Reproduce the data below in full and exclude every picture.
"""
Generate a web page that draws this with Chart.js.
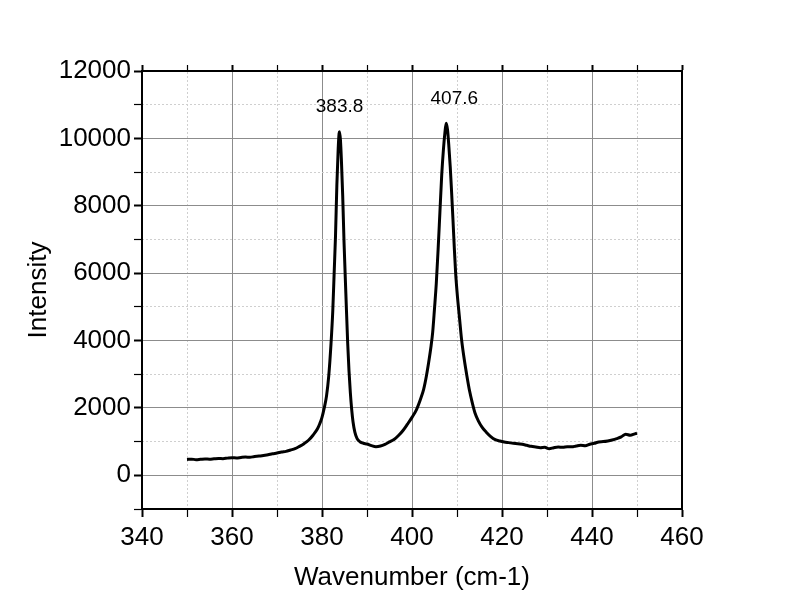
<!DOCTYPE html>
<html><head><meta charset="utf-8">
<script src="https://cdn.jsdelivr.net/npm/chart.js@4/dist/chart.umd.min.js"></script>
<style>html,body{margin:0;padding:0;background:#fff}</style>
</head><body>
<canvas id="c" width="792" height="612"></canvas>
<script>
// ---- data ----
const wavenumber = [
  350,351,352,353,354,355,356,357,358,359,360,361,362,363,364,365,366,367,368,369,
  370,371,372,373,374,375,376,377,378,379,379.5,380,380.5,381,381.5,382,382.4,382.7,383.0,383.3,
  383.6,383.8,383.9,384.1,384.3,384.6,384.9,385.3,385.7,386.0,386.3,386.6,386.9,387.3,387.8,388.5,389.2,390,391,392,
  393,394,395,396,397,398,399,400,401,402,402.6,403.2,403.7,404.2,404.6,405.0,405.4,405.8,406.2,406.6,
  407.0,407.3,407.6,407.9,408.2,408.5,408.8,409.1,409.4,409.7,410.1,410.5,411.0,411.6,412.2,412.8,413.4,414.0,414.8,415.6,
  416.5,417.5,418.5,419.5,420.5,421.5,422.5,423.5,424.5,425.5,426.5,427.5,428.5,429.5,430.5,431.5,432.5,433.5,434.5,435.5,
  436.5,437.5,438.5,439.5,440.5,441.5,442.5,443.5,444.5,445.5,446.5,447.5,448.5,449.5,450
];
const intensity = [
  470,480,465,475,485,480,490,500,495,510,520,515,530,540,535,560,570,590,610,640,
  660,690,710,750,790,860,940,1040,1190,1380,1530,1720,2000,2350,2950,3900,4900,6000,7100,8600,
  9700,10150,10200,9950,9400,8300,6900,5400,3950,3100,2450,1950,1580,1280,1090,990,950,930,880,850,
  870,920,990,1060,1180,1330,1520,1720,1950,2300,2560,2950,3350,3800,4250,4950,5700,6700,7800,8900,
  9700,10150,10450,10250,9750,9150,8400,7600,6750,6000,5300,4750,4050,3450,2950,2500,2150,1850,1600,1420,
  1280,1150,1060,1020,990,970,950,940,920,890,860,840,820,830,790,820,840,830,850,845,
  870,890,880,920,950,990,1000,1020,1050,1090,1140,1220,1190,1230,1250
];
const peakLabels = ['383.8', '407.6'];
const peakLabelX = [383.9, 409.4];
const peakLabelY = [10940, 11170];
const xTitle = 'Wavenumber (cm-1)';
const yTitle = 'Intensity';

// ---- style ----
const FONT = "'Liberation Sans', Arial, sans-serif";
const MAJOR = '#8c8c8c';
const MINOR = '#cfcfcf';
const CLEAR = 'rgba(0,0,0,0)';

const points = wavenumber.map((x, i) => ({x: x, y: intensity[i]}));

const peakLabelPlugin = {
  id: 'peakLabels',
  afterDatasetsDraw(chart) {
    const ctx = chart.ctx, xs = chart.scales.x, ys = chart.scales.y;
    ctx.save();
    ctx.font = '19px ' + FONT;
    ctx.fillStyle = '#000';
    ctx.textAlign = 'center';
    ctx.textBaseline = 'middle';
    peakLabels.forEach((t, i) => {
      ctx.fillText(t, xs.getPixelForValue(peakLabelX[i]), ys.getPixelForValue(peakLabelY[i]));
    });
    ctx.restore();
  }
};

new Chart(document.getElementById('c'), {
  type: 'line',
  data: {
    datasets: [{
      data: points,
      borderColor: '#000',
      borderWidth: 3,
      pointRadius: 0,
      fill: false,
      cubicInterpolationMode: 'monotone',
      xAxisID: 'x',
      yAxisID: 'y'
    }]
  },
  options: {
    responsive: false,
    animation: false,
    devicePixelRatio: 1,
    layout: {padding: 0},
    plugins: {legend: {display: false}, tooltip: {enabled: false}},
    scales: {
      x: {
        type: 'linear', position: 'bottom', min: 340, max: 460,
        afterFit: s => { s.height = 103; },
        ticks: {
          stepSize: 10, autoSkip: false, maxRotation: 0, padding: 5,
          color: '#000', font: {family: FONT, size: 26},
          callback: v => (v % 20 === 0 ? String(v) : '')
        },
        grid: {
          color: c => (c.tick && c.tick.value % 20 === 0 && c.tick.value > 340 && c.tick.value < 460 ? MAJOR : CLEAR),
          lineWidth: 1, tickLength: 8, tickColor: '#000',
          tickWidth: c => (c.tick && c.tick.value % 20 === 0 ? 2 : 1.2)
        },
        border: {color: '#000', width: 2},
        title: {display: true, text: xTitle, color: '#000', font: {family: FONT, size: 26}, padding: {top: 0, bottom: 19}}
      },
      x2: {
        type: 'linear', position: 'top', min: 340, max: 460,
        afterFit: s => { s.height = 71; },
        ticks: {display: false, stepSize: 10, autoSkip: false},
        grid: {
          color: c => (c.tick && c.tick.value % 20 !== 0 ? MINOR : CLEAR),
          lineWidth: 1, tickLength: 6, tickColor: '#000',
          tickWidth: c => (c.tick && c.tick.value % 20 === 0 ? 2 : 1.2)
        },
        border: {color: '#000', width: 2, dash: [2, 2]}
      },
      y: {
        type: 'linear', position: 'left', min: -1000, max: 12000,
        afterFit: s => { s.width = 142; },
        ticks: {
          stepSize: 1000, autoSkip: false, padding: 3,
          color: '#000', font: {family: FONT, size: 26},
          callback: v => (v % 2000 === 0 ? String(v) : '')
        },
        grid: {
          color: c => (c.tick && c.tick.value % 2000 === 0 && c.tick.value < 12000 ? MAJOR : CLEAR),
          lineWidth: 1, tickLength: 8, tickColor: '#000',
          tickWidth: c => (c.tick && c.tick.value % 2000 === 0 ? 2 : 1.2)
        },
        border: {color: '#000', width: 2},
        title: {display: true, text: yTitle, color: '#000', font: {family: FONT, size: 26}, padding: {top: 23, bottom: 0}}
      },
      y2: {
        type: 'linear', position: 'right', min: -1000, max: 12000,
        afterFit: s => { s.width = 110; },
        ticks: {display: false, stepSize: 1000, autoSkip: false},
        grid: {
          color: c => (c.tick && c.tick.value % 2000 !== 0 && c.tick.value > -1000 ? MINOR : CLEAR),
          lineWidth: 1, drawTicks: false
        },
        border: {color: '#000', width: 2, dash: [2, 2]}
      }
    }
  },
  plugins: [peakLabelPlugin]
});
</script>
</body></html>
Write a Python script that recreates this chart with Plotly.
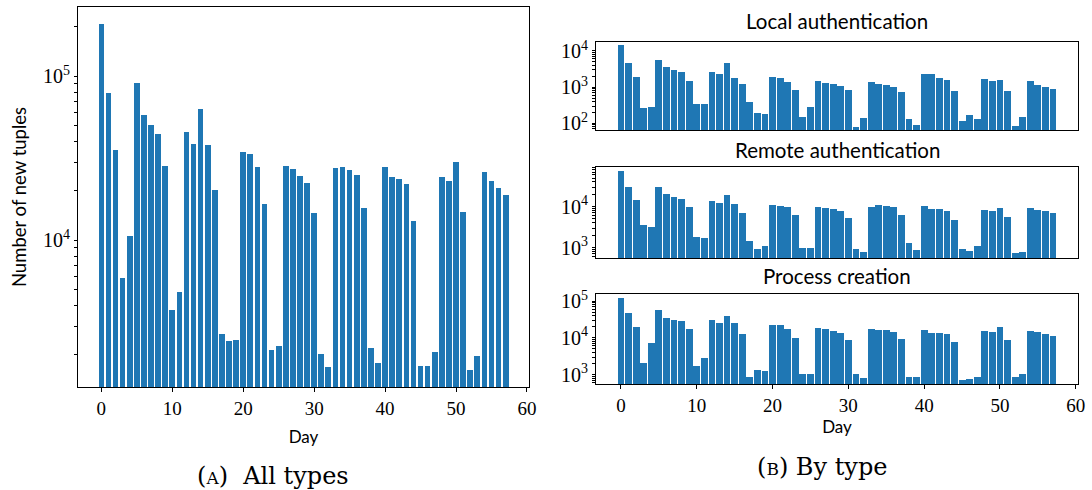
"""
-- Problem solution --
Generate a web page that draws this with Chart.js.
<!DOCTYPE html>
<html><head><meta charset="utf-8">
<script src="https://cdn.jsdelivr.net/npm/chart.js@4/dist/chart.umd.min.js"></script>
<style>html,body{margin:0;padding:0;background:#fff}</style>
</head><body>
<canvas id="c" width="792" height="612"></canvas>
<script>
// ---- data ----
const wavenumber = [
  350,351,352,353,354,355,356,357,358,359,360,361,362,363,364,365,366,367,368,369,
  370,371,372,373,374,375,376,377,378,379,379.5,380,380.5,381,381.5,382,382.4,382.7,383.0,383.3,
  383.6,383.8,383.9,384.1,384.3,384.6,384.9,385.3,385.7,386.0,386.3,386.6,386.9,387.3,387.8,388.5,389.2,390,391,392,
  393,394,395,396,397,398,399,400,401,402,402.6,403.2,403.7,404.2,404.6,405.0,405.4,405.8,406.2,406.6,
  407.0,407.3,407.6,407.9,408.2,408.5,408.8,409.1,409.4,409.7,410.1,410.5,411.0,411.6,412.2,412.8,413.4,414.0,414.8,415.6,
  416.5,417.5,418.5,419.5,420.5,421.5,422.5,423.5,424.5,425.5,426.5,427.5,428.5,429.5,430.5,431.5,432.5,433.5,434.5,435.5,
  436.5,437.5,438.5,439.5,440.5,441.5,442.5,443.5,444.5,445.5,446.5,447.5,448.5,449.5,450
];
const intensity = [
  470,480,465,475,485,480,490,500,495,510,520,515,530,540,535,560,570,590,610,640,
  660,690,710,750,790,860,940,1040,1190,1380,1530,1720,2000,2350,2950,3900,4900,6000,7100,8600,
  9700,10150,10200,9950,9400,8300,6900,5400,3950,3100,2450,1950,1580,1280,1090,990,950,930,880,850,
  870,920,990,1060,1180,1330,1520,1720,1950,2300,2560,2950,3350,3800,4250,4950,5700,6700,7800,8900,
  9700,10150,10450,10250,9750,9150,8400,7600,6750,6000,5300,4750,4050,3450,2950,2500,2150,1850,1600,1420,
  1280,1150,1060,1020,990,970,950,940,920,890,860,840,820,830,790,820,840,830,850,845,
  870,890,880,920,950,990,1000,1020,1050,1090,1140,1220,1190,1230,1250
];
const peakLabels = ['383.8', '407.6'];
const peakLabelX = [383.9, 409.4];
const peakLabelY = [10940, 11170];
const xTitle = 'Wavenumber (cm-1)';
const yTitle = 'Intensity';

// ---- style ----
const FONT = "'Liberation Sans', Arial, sans-serif";
const MAJOR = '#8c8c8c';
const MINOR = '#cfcfcf';
const CLEAR = 'rgba(0,0,0,0)';

const points = wavenumber.map((x, i) => ({x: x, y: intensity[i]}));

const peakLabelPlugin = {
  id: 'peakLabels',
  afterDatasetsDraw(chart) {
    const ctx = chart.ctx, xs = chart.scales.x, ys = chart.scales.y;
    ctx.save();
    ctx.font = '19px ' + FONT;
    ctx.fillStyle = '#000';
    ctx.textAlign = 'center';
    ctx.textBaseline = 'middle';
    peakLabels.forEach((t, i) => {
      ctx.fillText(t, xs.getPixelForValue(peakLabelX[i]), ys.getPixelForValue(peakLabelY[i]));
    });
    ctx.restore();
  }
};

new Chart(document.getElementById('c'), {
  type: 'line',
  data: {
    datasets: [{
      data: points,
      borderColor: '#000',
      borderWidth: 3,
      pointRadius: 0,
      fill: false,
      cubicInterpolationMode: 'monotone',
      xAxisID: 'x',
      yAxisID: 'y'
    }]
  },
  options: {
    responsive: false,
    animation: false,
    devicePixelRatio: 1,
    layout: {padding: 0},
    plugins: {legend: {display: false}, tooltip: {enabled: false}},
    scales: {
      x: {
        type: 'linear', position: 'bottom', min: 340, max: 460,
        afterFit: s => { s.height = 103; },
        ticks: {
          stepSize: 10, autoSkip: false, maxRotation: 0, padding: 5,
          color: '#000', font: {family: FONT, size: 26},
          callback: v => (v % 20 === 0 ? String(v) : '')
        },
        grid: {
          color: c => (c.tick && c.tick.value % 20 === 0 && c.tick.value > 340 && c.tick.value < 460 ? MAJOR : CLEAR),
          lineWidth: 1, tickLength: 8, tickColor: '#000',
          tickWidth: c => (c.tick && c.tick.value % 20 === 0 ? 2 : 1.2)
        },
        border: {color: '#000', width: 2},
        title: {display: true, text: xTitle, color: '#000', font: {family: FONT, size: 26}, padding: {top: 0, bottom: 19}}
      },
      x2: {
        type: 'linear', position: 'top', min: 340, max: 460,
        afterFit: s => { s.height = 71; },
        ticks: {display: false, stepSize: 10, autoSkip: false},
        grid: {
          color: c => (c.tick && c.tick.value % 20 !== 0 ? MINOR : CLEAR),
          lineWidth: 1, tickLength: 6, tickColor: '#000',
          tickWidth: c => (c.tick && c.tick.value % 20 === 0 ? 2 : 1.2)
        },
        border: {color: '#000', width: 2, dash: [2, 2]}
      },
      y: {
        type: 'linear', position: 'left', min: -1000, max: 12000,
        afterFit: s => { s.width = 142; },
        ticks: {
          stepSize: 1000, autoSkip: false, padding: 3,
          color: '#000', font: {family: FONT, size: 26},
          callback: v => (v % 2000 === 0 ? String(v) : '')
        },
        grid: {
          color: c => (c.tick && c.tick.value % 2000 === 0 && c.tick.value < 12000 ? MAJOR : CLEAR),
          lineWidth: 1, tickLength: 8, tickColor: '#000',
          tickWidth: c => (c.tick && c.tick.value % 2000 === 0 ? 2 : 1.2)
        },
        border: {color: '#000', width: 2},
        title: {display: true, text: yTitle, color: '#000', font: {family: FONT, size: 26}, padding: {top: 23, bottom: 0}}
      },
      y2: {
        type: 'linear', position: 'right', min: -1000, max: 12000,
        afterFit: s => { s.width = 110; },
        ticks: {display: false, stepSize: 1000, autoSkip: false},
        grid: {
          color: c => (c.tick && c.tick.value % 2000 !== 0 && c.tick.value > -1000 ? MINOR : CLEAR),
          lineWidth: 1, drawTicks: false
        },
        border: {color: '#000', width: 2, dash: [2, 2]}
      }
    }
  },
  plugins: [peakLabelPlugin]
});
</script>
</body></html>
Write a Python script that recreates this chart with Plotly.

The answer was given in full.